As a teacher Trevor has served as an adjunct creative-writing professor in the graduate arts program at Columbia University in New York City, and as a full-time lecturer and course program co-director in the undergraduate writing program in the Department of English at Columbia. He has also been a lecturer in the graduate Program in Science and Medical Journalism at Boston University, a visiting writer in the MFA program at the University of Memphis, a lecturer at The New School, and a faculty member at Brooklyn Friends School. He has taught writing workshops for the Key West Literary Seminar, the Nieman Conference on Narrative Journalism at Harvard University, the Program in the History of Science and Medicine at Yale University, the Rosenstiel School of Marine and Atmospheric Science at the University of Miami, the Symbioses BioSocial Network, the Department of Evolutionary Biology and Environmental Studies at the University of Zürich, the Helsinki Institute of Life Sciences at the University of Helsinki, and other venues.

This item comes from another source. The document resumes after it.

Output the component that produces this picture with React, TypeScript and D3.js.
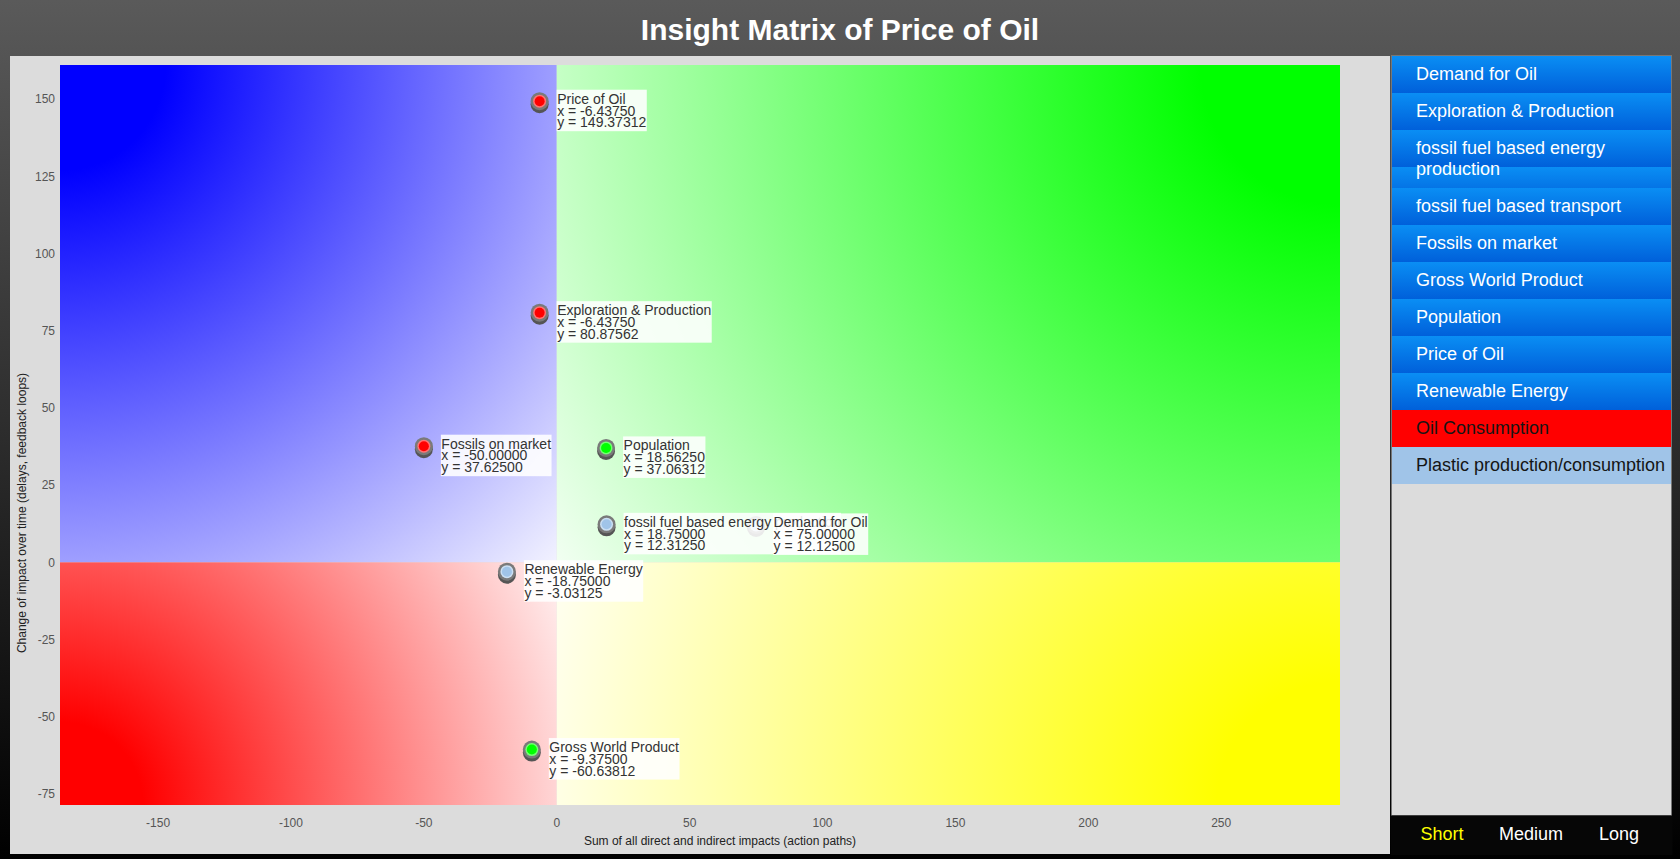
import React from "react";
import * as d3 from "d3";

// ---------- data ----------
const pointNames = [
  "Price of Oil",
  "Exploration & Production",
  "Fossils on market",
  "Population",
  "fossil fuel based energy production",
  "Demand for Oil",
  "Renewable Energy",
  "Gross World Product",
];
const pointX = [-6.4375, -6.4375, -50.0, 18.5625, 18.75, 75.0, -18.75, -9.375];
const pointY = [149.37312, 80.87562, 37.625, 37.06312, 12.3125, 12.125, -3.03125, -60.63812];
const pointColors = ["#ff0000", "#ff0000", "#ff0000", "#00ff00", "#a0c4e8", "#a0c4e8", "#a0c4e8", "#00ff00"];

const xTicks = [-150, -100, -50, 0, 50, 100, 150, 200, 250];
const yTicks = [-75, -50, -25, 0, 25, 50, 75, 100, 125, 150];
const xDomain = [-186.9, 294.7];
const yDomain = [-78.6, 161.1];

const legendItems = [
  "Demand for Oil",
  "Exploration & Production",
  "fossil fuel based energy production",
  "fossil fuel based transport",
  "Fossils on market",
  "Gross World Product",
  "Population",
  "Price of Oil",
  "Renewable Energy",
  "Oil Consumption",
  "Plastic production/consumption",
];
const legendKinds = ["blue", "blue", "blue", "blue", "blue", "blue", "blue", "blue", "blue", "red", "light"];
const horizonLabels = ["Short", "Medium", "Long"];
const horizonColors = ["#ffff00", "#ffffff", "#ffffff"];

const titleText = "Insight Matrix of Price of Oil";
const xAxisTitle = "Sum of all direct and indirect impacts (action paths)";
const yAxisTitle = "Change of impact over time (delays, feedback loops)";

const FONT = "'Liberation Sans', Arial, Helvetica, sans-serif";

let _ctx: CanvasRenderingContext2D | null = null;
function measure(text: string, font: string) {
  if (!_ctx) _ctx = document.createElement("canvas").getContext("2d");
  _ctx!.font = font;
  return _ctx!.measureText(text).width;
}

function wrap(text: string, font: string, maxW: number) {
  const words = text.split(" ");
  const lines: string[] = [];
  let cur = "";
  for (const w of words) {
    const t = cur ? cur + " " + w : w;
    if (measure(t, font) > maxW && cur) {
      lines.push(cur);
      cur = w;
    } else cur = t;
  }
  if (cur) lines.push(cur);
  return lines;
}

export default function App() {
  const W = 1680, H = 859;
  const plot = { left: 60, right: 1340, top: 65, bottom: 805 };
  const x = d3.scaleLinear().domain(xDomain).range([plot.left, plot.right]);
  const y = d3.scaleLinear().domain(yDomain).range([plot.bottom, plot.top]);
  const x0 = x(0), y0 = y(0);

  const quads = [
    { id: "qb", color: "#0000ff", x: plot.left, y: plot.top, w: x0 - plot.left, h: y0 - plot.top, cx: plot.left, cy: plot.top },
    { id: "qg", color: "#00ff00", x: x0, y: plot.top, w: plot.right - x0, h: y0 - plot.top, cx: plot.right, cy: plot.top },
    { id: "qr", color: "#ff0000", x: plot.left, y: y0, w: x0 - plot.left, h: plot.bottom - y0, cx: plot.left, cy: plot.bottom },
    { id: "qy", color: "#ffff00", x: x0, y: y0, w: plot.right - x0, h: plot.bottom - y0, cx: plot.right, cy: plot.bottom },
  ];

  const labelFont = `14px ${FONT}`;
  const points = pointNames.map((n, i) => {
    const lines = [n, `x = ${pointX[i].toFixed(5)}`, `y = ${pointY[i].toFixed(5)}`];
    const w = d3.max(lines, (l) => measure(l, labelFont)) as number;
    return { name: n, cx: x(pointX[i]), cy: y(pointY[i]), color: pointColors[i], lines, w };
  });

  // legend layout
  const legFont = `18px ${FONT}`;
  const legTop = 56;
  let yy = legTop;
  const legend = legendItems.map((t, i) => {
    const lines = wrap(t, legFont, 250);
    const h = 37 + (lines.length - 1) * 21;
    const item = { t, lines, top: yy, h, kind: legendKinds[i] };
    yy += h;
    return item;
  });

  return (
    <div style={{ position: "fixed", left: 0, top: 0, width: W, height: H }}>
      <svg width={W} height={H} style={{ display: "block" }} fontFamily={FONT}>
        <defs>
          <linearGradient id="pagebg" x1="0" y1="0" x2="0" y2="1">
            <stop offset="0" stopColor="#5a5a5a" />
            <stop offset="1" stopColor="#000000" />
          </linearGradient>
          {quads.map((q) => (
            <radialGradient key={q.id} id={q.id} gradientUnits="userSpaceOnUse" cx={q.cx} cy={q.cy} r={Math.hypot(q.w, q.h)}>
              <stop offset="0" stopColor={q.color} />
              <stop offset="0.15" stopColor={q.color} />
              <stop offset="1" stopColor={d3.interpolateRgb(q.color, "#ffffff")(0.95)} />
            </radialGradient>
          ))}
          <linearGradient id="itemgrad" x1="0" y1="0" x2="0" y2="1">
            <stop offset="0" stopColor="#0a8ef4" />
            <stop offset="1" stopColor="#0060da" />
          </linearGradient>
          {legend.map((it, i) => (
            <pattern key={i} id={`lp${i}`} patternUnits="userSpaceOnUse" x={0} y={it.top} width={W} height={37}>
              <rect x={0} y={0} width={W} height={37} fill="url(#itemgrad)" />
            </pattern>
          ))}
        </defs>

        <rect x={0} y={0} width={W} height={H} fill="url(#pagebg)" />

        <text x={840} y={40} textAnchor="middle" fill="#ffffff" fontWeight="bold" fontSize={30}>
          {titleText}
        </text>

        {/* main panel */}
        <rect x={10} y={56} width={1380} height={798} fill="#dcdcdc" />

        {quads.map((q) => (
          <rect key={q.id} x={q.x} y={q.y} width={q.w} height={q.h} fill={`url(#${q.id})`} />
        ))}

        {/* axes */}
        {xTicks.map((t) => (
          <text key={t} x={x(t)} y={827} textAnchor="middle" fontSize={12} fill="#555">
            {t}
          </text>
        ))}
        {yTicks.map((t) => (
          <text key={t} x={55} y={y(t)} dy="0.35em" textAnchor="end" fontSize={12} fill="#555">
            {t}
          </text>
        ))}
        <text x={720} y={845} textAnchor="middle" fontSize={12} fill="#222">
          {xAxisTitle}
        </text>
        <text transform="translate(26,513) rotate(-90)" textAnchor="middle" fontSize={12} fill="#222">
          {yAxisTitle}
        </text>

        {/* markers */}
        {points.map((p, i) => (
          <g key={"m" + i}>
            <circle cx={p.cx} cy={p.cy + 3} r={9} fill="#555" />
            <circle cx={p.cx} cy={p.cy} r={9} fill="#7a7a7a" />
            <circle cx={p.cx} cy={p.cy} r={6.5} fill={d3.interpolateRgb(p.color, "#fff")(0.45)} />
            <circle cx={p.cx} cy={p.cy} r={5} fill={p.color} />
          </g>
        ))}

        {/* labels */}
        {points.map((p, i) => (
          <g key={"l" + i}>
            <rect x={p.cx + 17} y={p.cy - 11.5} width={p.w + 1} height={41.5} fill="#ffffff" fillOpacity={0.88} />
            {p.lines.map((l, j) => (
              <text key={j} x={p.cx + 17.5} y={p.cy + 2.5 + j * 11.8} fontSize={14} fill="#333">
                {l}
              </text>
            ))}
          </g>
        ))}

        {/* legend panel */}
        <rect x={1391.5} y={55.5} width={280} height={760} fill="#dcdcdc" stroke="#777" strokeWidth={1} />
        {legend.map((it, i) => (
          <g key={"lg" + i}>
            <rect
              x={1392}
              y={it.top}
              width={279}
              height={it.h}
              fill={it.kind === "blue" ? `url(#lp${i})` : it.kind === "red" ? "#ff0000" : "#a0c4e8"}
            />
            {it.lines.map((l, j) => (
              <text
                key={j}
                x={1416}
                y={it.top + 24.3 + j * 20.5}
                fontSize={18}
                fill={it.kind === "blue" ? "#ffffff" : "#151515"}
              >
                {l}
              </text>
            ))}
          </g>
        ))}
        <rect x={1391} y={815.5} width={281.5} height={39.5} fill="#060606" />
        {horizonLabels.map((h, i) => (
          <text key={h} x={[1442, 1531, 1619][i]} y={840} textAnchor="middle" fontSize={18} fill={horizonColors[i]}>
            {h}
          </text>
        ))}
      </svg>
    </div>
  );
}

Trevor's research, writing, and teaching have been supported by a John Fisher Zeidman Memorial Chinese Studies Fellowship at Beijing Normal University, a Japanese Ministry of Education Fellowship at Taisho University in Tokyo, a Knight Fellowship in the Investigative Science Journalism Boot Camp at MIT, a Teaching Fellowship from the School of the Arts at Columbia University in New York City, and a four-year grant from the Kone Foundation. He has a master's degree in nonfiction writing from the School of the Arts at Columbia University and a graduate certificate in philosophy of biology from the ISSG institute at Columbia University. He graduated Phi Beta Kappa and Summa cum laude from Princeton University where he studied international politics, East Asian languages and religion, and African American Studies. He has also studied at Osaka University of Foreign Studies, the Stanford Inter-University Center in Yokohama, the Yale-in-China Center at the Chinese University of Hong Kong, and the Middlebury College Chinese and Japanese language schools. He graduated Cum laude from Sidwell Friends School in Washington D.C. He has been a member of the PEN America Society, the American Society of Journalists and Authors, the Association of Writers & Writing Programs, the Science and Social Difference Working Group at Columbia University, and the NeuWrite collaborative science-writing group. With the support of the Kone Foundation, Trevor founded in Helsinki a new regional branch of NeuWrite, NeuWrite Nordic, of which he is the current director. He is currently a member of the European Association of Creative Writing Programs.

For about six years Trevor hosted a series of historical sushi dinners, mainly in New York City. The dinners received wide media coverage and educated attendees on the gastronomic and ecological benefits of traditional sustainable seafood. He co-authored the Blue Ocean Institute's Guide to Ocean-Friendly Sushi, and his educational video Sushi: You're Doing It All Wrong, produced by CBS, was a finalist for a Digital Ellie award from the American Society of Magazine Editors.